Mike Berners-Lee estimates the direct emissions from the Iraq war (2003-2009) at 250-600 million tonnes of CO2e1. That was up to eight months of the UK's total consumption. It is clear that the direct costs cannot easily be calculated, and the methodology does not provide a well-founded estimate for the indirect costs. It can, however, be assumed that current warfare is not more climate neutral. Given that numbers are hard to obtain, we can only speculate. It is fair to assume that the military spending translates into higher emissions per dollar than most other spending. If the average German emissions are about 0.18 kg per dollar, the minimum emissions from its military in 2021 would be at least 9.1 million tonnes annually2. The additional 100 billion Euro military budget as a reaction to the Russian invasion translates to a minimum of 19.34 million tonnes of extra CO2e emissions. The numbers sound insane, as do the predictable effects. Goodbye, habitable planet! We, therefore, must once again ask governments about the compatibility of the 2% target and the Paris Agreement.

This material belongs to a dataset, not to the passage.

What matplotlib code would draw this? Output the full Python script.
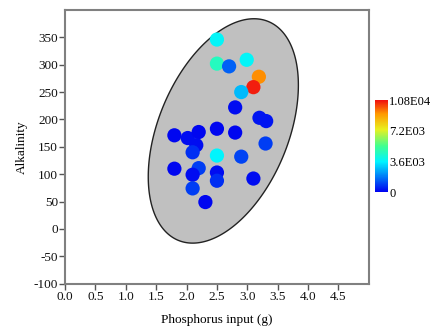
import numpy as np
import matplotlib
matplotlib.use("Agg")
import matplotlib.pyplot as plt
from matplotlib.colors import LinearSegmentedColormap, Normalize

# ---- data ----
phosphorus = [2.50, 2.50, 2.70, 2.99, 3.19, 3.10, 2.90, 2.80, 3.20, 3.31,
              2.50, 2.80, 1.80, 2.02, 2.20, 2.16, 2.10, 3.30, 2.50, 2.90,
              1.80, 2.20, 2.10, 2.50, 2.50, 3.10, 2.10, 2.31]
alkalinity = [346, 302, 297, 309, 278, 259, 250, 222, 203, 197,
              183, 176, 171, 166, 177, 153, 140, 156, 134, 132,
              110, 111, 99, 103, 88, 92, 74, 49]
color_value = [3700, 4600, 1400, 3700, 9300, 10600, 2700, 200, 300, 300,
               100, 100, 100, 200, 100, 200, 700, 900, 3600, 1000,
               100, 900, 200, 200, 700, 200, 900, 100]

x_ticks = [0.0, 0.5, 1.0, 1.5, 2.0, 2.5, 3.0, 3.5, 4.0, 4.5]
y_ticks = [-100, -50, 0, 50, 100, 150, 200, 250, 300, 350]
cbar_ticks = [0, 3600, 7200, 10800]
cbar_labels = ["0", "3.6E03", "7.2E03", "1.08E04"]

# ellipse shape parameters (data units)
ell_center = (2.605, 179)
ell_rx, ell_ry, ell_phase = 1.235, 205, np.deg2rad(65.9)

plt.rcParams['font.family'] = ['Liberation Serif', 'DejaVu Serif']
plt.rcParams['axes.unicode_minus'] = False

fig = plt.figure(figsize=(4.35, 3.33), dpi=100)
ax = fig.add_axes([0.1494, 0.1483, 0.6986, 0.8217])

t = np.linspace(0, 2 * np.pi, 400)
ex = ell_center[0] + ell_rx * np.cos(t)
ey = ell_center[1] + ell_ry * np.cos(t - ell_phase)
ax.fill(ex, ey, facecolor='#c0c0c0', edgecolor='#222222', linewidth=1.0, zorder=1)

cmap = LinearSegmentedColormap.from_list(
    'rb', [(0.0, '#0000f0'), (0.33, '#00f4ff'), (0.5, '#40ff90'),
           (0.68, '#e8f020'), (0.85, '#ff9a00'), (1.0, '#f01010')])
norm = Normalize(vmin=0, vmax=10800)
sc = ax.scatter(phosphorus, alkalinity, c=color_value, cmap=cmap, norm=norm,
                s=105, edgecolors='none', zorder=2)

ax.set_xlim(0, 5)
ax.set_ylim(-100, 400)
ax.set_xticks(x_ticks)
ax.set_xticklabels([f"{v:.1f}" for v in x_ticks])
ax.set_yticks(y_ticks)
for side in ['left', 'bottom', 'right', 'top']:
    ax.spines[side].set_color('#808080')
    ax.spines[side].set_linewidth(1.5)
ax.tick_params(direction='out', length=4, width=1, color='#555555',
               labelsize=9.5, pad=1, labelcolor='#111111')
ax.set_xlabel('Phosphorus input (g)', fontsize=9.5, labelpad=8)
ax.set_ylabel('Alkalinity', fontsize=9.5, labelpad=4)

cax = fig.add_axes([0.862, 0.4234, 0.030, 0.276])
cb = fig.colorbar(sc, cax=cax, ticks=cbar_ticks)
cb.ax.set_yticklabels(cbar_labels)
cb.outline.set_visible(False)
cb.ax.tick_params(length=0, labelsize=9, pad=1)

fig.savefig('out.png', dpi=100)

Climate change itself is a trigger for wars3 and, at the same time, wars are one of the greatest burdens on the climate. More than ever, it is therefore important to work consistently on building peace. The use of weapons fuels the spiral of suffering. Sustainability needs peace more than ever. Climate policy can also be an opportunity to re-establish the role of a peace policy, which, after being forgotten, has suffered immensely in the last year given a very one-sided discourse of power politics only.
Note from the author:
Here, it is disrespectful to pit the victims of wars against the suffering and dying of people due to climate change, especially since war and climate change are interrelated and there is no hard evidence that bigger militaries lead to more peace, rather the contrary, even if environmental pollution were not relevant.
 Berners-Lee, Mike (2010): How Bad are Bananas? The Carbon Footprint of Everything, 169f.
 cp. Verteidigungsministerium 2023. Bundesministerium für Verteidigung www.bmvg.de
 Lagi, M.; Bertrand, K. Z. and Bar-Yam, Y. (2011). The Food Crises and Political Instability in North Africa and the Middle East.